- **DATA SECTION**:
%%

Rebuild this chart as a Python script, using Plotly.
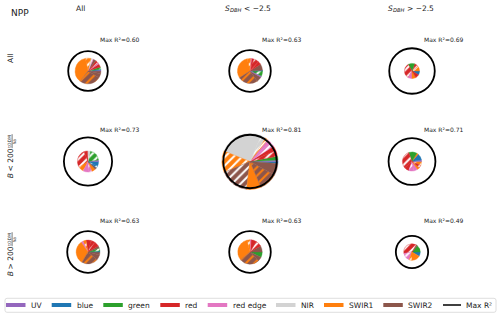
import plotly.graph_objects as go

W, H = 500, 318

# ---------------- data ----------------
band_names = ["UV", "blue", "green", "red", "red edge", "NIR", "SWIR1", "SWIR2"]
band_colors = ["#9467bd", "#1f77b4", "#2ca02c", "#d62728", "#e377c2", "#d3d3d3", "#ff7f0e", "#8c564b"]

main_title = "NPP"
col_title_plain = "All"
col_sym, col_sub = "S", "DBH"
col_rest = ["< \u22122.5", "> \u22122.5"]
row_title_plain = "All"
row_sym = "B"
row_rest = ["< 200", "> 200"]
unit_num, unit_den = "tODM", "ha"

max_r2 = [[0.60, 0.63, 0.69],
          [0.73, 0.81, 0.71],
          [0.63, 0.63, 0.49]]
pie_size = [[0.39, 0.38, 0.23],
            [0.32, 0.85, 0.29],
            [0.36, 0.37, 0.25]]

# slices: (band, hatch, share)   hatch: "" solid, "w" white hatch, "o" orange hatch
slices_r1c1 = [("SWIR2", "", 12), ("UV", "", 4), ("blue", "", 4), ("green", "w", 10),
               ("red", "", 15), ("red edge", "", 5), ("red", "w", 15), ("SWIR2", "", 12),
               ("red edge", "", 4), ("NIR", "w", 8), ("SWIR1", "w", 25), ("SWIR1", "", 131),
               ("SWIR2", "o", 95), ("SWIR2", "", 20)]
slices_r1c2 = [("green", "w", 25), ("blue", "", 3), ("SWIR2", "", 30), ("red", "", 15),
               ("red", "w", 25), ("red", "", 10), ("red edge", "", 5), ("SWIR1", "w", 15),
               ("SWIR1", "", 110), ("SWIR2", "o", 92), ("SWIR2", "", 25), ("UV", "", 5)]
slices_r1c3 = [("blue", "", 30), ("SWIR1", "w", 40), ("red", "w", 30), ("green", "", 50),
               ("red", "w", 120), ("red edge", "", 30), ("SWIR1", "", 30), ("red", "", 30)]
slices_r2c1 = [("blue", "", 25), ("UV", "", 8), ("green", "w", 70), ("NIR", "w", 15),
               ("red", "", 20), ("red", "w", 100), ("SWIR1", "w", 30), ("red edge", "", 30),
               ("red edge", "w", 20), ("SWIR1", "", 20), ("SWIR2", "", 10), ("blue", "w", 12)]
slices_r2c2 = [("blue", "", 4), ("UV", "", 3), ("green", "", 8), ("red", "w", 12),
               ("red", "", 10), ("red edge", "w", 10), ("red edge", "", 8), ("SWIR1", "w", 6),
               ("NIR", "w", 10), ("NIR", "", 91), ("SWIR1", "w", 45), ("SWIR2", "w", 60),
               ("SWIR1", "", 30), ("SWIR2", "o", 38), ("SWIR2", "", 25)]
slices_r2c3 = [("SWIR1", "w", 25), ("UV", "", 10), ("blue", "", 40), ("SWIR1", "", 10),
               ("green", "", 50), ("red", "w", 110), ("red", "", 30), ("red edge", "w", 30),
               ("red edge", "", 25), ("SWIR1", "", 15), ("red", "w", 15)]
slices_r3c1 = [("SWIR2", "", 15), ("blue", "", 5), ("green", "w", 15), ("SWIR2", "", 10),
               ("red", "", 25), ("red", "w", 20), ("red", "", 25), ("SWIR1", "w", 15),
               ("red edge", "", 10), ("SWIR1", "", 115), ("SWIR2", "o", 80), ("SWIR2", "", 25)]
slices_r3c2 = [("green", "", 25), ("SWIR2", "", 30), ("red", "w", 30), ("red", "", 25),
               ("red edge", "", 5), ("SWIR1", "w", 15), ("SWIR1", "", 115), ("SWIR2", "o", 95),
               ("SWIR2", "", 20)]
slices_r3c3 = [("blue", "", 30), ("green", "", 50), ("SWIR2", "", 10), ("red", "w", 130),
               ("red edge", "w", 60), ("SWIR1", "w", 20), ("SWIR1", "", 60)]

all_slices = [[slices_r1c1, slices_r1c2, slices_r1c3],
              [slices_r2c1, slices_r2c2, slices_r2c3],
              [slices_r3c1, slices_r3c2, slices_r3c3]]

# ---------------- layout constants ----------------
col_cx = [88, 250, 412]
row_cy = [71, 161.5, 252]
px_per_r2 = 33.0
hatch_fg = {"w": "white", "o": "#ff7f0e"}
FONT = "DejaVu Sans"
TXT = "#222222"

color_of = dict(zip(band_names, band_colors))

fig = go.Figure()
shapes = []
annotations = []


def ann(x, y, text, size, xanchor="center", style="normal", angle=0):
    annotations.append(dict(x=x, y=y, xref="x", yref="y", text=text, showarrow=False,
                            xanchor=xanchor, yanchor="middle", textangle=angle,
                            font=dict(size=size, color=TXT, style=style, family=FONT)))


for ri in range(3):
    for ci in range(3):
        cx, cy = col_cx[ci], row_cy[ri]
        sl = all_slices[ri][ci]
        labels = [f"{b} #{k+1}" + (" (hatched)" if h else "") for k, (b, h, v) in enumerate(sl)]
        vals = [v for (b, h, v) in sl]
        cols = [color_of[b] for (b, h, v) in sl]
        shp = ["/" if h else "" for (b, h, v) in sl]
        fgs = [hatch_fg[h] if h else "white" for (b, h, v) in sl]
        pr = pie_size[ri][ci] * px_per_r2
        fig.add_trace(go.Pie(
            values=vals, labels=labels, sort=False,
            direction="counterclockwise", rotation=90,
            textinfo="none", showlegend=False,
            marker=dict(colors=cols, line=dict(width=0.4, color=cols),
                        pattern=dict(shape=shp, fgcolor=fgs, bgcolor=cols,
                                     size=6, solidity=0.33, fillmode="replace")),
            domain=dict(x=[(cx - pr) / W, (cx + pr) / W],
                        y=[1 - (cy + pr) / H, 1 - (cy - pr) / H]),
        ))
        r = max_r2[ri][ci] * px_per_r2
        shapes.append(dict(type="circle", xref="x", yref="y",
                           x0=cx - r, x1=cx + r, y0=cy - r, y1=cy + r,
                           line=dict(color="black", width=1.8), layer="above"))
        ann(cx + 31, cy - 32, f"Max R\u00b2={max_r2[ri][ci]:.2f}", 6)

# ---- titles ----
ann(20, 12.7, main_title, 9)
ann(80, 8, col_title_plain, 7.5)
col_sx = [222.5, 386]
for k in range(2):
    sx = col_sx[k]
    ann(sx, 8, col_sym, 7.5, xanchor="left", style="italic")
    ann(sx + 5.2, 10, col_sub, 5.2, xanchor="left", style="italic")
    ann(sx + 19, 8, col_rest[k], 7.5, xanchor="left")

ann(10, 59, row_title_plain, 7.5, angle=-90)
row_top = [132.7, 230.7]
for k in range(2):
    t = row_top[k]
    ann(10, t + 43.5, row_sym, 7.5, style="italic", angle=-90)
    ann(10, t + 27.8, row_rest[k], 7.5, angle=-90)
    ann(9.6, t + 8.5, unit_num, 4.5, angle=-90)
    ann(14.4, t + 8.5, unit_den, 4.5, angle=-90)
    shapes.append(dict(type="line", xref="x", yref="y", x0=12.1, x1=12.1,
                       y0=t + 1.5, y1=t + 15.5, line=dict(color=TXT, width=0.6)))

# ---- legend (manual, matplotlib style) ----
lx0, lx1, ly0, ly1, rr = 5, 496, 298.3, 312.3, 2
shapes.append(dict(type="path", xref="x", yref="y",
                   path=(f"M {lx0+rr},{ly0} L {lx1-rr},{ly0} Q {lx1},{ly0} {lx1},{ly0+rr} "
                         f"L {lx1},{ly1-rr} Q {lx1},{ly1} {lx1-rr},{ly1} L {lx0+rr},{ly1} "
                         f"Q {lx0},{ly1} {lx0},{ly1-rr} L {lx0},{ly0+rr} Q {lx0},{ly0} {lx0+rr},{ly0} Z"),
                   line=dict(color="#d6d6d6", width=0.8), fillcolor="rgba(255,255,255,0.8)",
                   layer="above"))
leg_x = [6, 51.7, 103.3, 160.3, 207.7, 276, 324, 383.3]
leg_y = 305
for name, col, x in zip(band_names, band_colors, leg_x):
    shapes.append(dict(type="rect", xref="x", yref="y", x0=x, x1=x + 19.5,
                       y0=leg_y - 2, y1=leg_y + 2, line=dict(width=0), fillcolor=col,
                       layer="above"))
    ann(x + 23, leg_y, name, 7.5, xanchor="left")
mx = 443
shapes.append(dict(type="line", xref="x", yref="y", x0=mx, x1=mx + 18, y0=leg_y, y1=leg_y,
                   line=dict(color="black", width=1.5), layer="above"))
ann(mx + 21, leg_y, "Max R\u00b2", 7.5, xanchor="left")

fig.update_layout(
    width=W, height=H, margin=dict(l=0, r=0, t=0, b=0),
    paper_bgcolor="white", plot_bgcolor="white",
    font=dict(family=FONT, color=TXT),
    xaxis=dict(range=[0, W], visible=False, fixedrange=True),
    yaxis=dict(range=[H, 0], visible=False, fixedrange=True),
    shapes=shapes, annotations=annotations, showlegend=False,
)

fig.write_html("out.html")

%%

- **EXERCISE GOAL**: Leave the pictures out and please restate exactly the lines running from the start of the material through the one with "W, H = 500, 318".

- **CORRECT RESPONSE**:
Rebuild this chart as a Python script, using Plotly.
import plotly.graph_objects as go

W, H = 500, 318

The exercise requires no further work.